Contestant Number Four: The Fat-But-Don't-Say-Fat Model
Neither average nor fat, she is curvy, voluptuous, womanly, confidant and composed. Oh sure, sometimes she's criticized for her weight, like when Chanel mastermind Karl Lagerfeld spoke of the British Grammy-winning singer Adele as "a little too fat, but she has a beautiful face and a divine voice." Yet Adele's success has also contributed to a 16% increase in size 12 mannequins in UK clothing stores. She is considered to be a healthy role model because of her singing success primarily, but also because of (or despite her) larger frame. While it's tempting to applaud the reception of Adele's figure, alongside that of Mad Men's Christina Hendricks hourglass shape, as a fashion icon, there is something deceptive underlying these affirmations.
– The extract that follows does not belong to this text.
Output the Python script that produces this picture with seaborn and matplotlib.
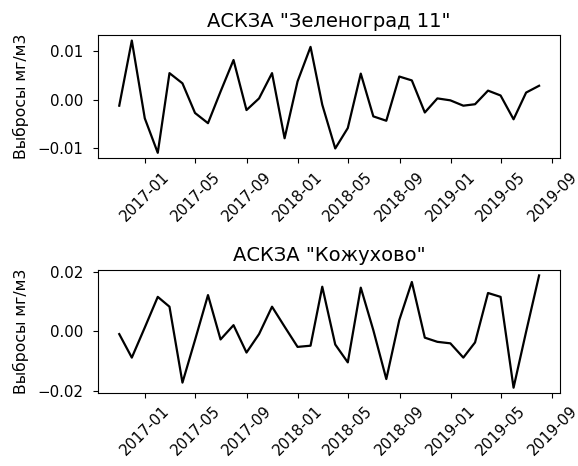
import numpy as np
import pandas as pd
import matplotlib
matplotlib.use("Agg")
import matplotlib.pyplot as plt
import matplotlib.dates as mdates
import seaborn as sns

dates = pd.date_range("2016-10-31", periods=34, freq="ME")

zelenograd = [-0.0012, 0.0122, -0.0038, -0.0109, 0.0055, 0.0034, -0.0027, -0.0048,
              0.0017, 0.0082, -0.0021, 0.0003, 0.0055, -0.0079, 0.0038, 0.0109,
              -0.0010, -0.0100, -0.0058, 0.0054, -0.0034, -0.0043, 0.0048, 0.0040,
              -0.0026, 0.0003, -0.0001, -0.0012, -0.0009, 0.0019, 0.0009, -0.0040,
              0.0015, 0.0029]

kozhukhovo = [-0.0010, -0.0089, 0.0012, 0.0115, 0.0082, -0.0173, -0.0030, 0.0121,
              -0.0028, 0.0020, -0.0072, -0.0010, 0.0082, 0.0015, -0.0053, -0.0049,
              0.0149, -0.0045, -0.0105, 0.0146, 0.0003, -0.0161, 0.0037, 0.0165,
              -0.0022, -0.0036, -0.0041, -0.0089, -0.0038, 0.0128, 0.0115, -0.0190,
              -0.0002, 0.0187]

titles = ['АСКЗА "Зеленоград 11"', 'АСКЗА "Кожухово"']
ylabel = "Выбросы мг/м3"

plt.rcParams["font.family"] = ["DejaVu Sans"]
plt.rcParams["font.size"] = 11

fig = plt.figure(figsize=(5.78, 4.66), dpi=100)
ax1 = fig.add_axes([0.170, 0.660, 0.799, 0.265])
ax2 = fig.add_axes([0.170, 0.156, 0.799, 0.265])

df1 = pd.DataFrame({"date": dates, "value": zelenograd})
df2 = pd.DataFrame({"date": dates, "value": kozhukhovo})

for ax, df, title, yt in [(ax1, df1, titles[0], [-0.01, 0.0, 0.01]),
                          (ax2, df2, titles[1], [-0.02, 0.0, 0.02])]:
    sns.lineplot(data=df, x="date", y="value", ax=ax, color="black", linewidth=1.6)
    ax.set_title(title, fontsize=14)
    ax.set_xlabel("")
    ax.set_ylabel(ylabel, fontsize=11.3, labelpad=6)
    ax.set_yticks(yt)
    ax.xaxis.set_major_locator(mdates.MonthLocator(bymonth=[1, 5, 9]))
    ax.xaxis.set_major_formatter(mdates.DateFormatter("%Y-%m"))
    ax.tick_params(axis="x", rotation=45, labelsize=10.8, pad=4)
    ax.tick_params(axis="y", labelsize=10.8, pad=7)

fig.savefig("out.png", dpi=100)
First, being fat or curvy is seen as trendy and retro, as a form of fashion that suits a fad but can be discarded when trends change. Nevertheless, women's bodies, unlike items of clothing, cannot and should not be subject to severe changes. There are women who are naturally thin, naturally average, and naturally fat; compelling them to hastily gain or lose weight to comply with clothing trends is to view their bodies as a fashion accessory rather than as the physical embodiment of who they are.
Second, there's a certain public hypocrisy concerning weight fluctuations in models and fashion icons. When a skinny (read: anorexic) model gains weight, we applaud her ability to overcome a negative self-image promoted by a malicious industry. When a larger model loses weight, however, her authenticity is questioned. There is a sense of betrayal by the model's admirers that follows; any claims made by the model that her weight loss was the result of healthy lifestyle changes go unheeded. Former anorexic-turned-plus-sized model Crystal Renn, for example, has had to defend her drop in weight from size 14 to size 6-8 (which she attributes to the stress of a breakup, lots of hiking and yoga, and healthy eating). It is as a size 6-8 that she occupies the front page of the 2012 Sports Illustrated Swimsuit Edition.
Regardless of how she lost the weight, neither thinness nor fatness should be seen as a normative beauty ideal that can be easily changed to suit the needs of a mercurial industry. While celebrating larger models such as Adele can help diversify our conception of beauty, weights and figure shapes shouldn't be fads. Being fat or skinny, curvy or straight, is not a fad. Using computer-generated models and men as models in women's fashion shows is. Our bodies simply weren't designed to cater to capricious whims. If people are to celebrate Adele as a model, they should do so because they find her beautiful, and not simply because it's trendy to have a chest and an ass.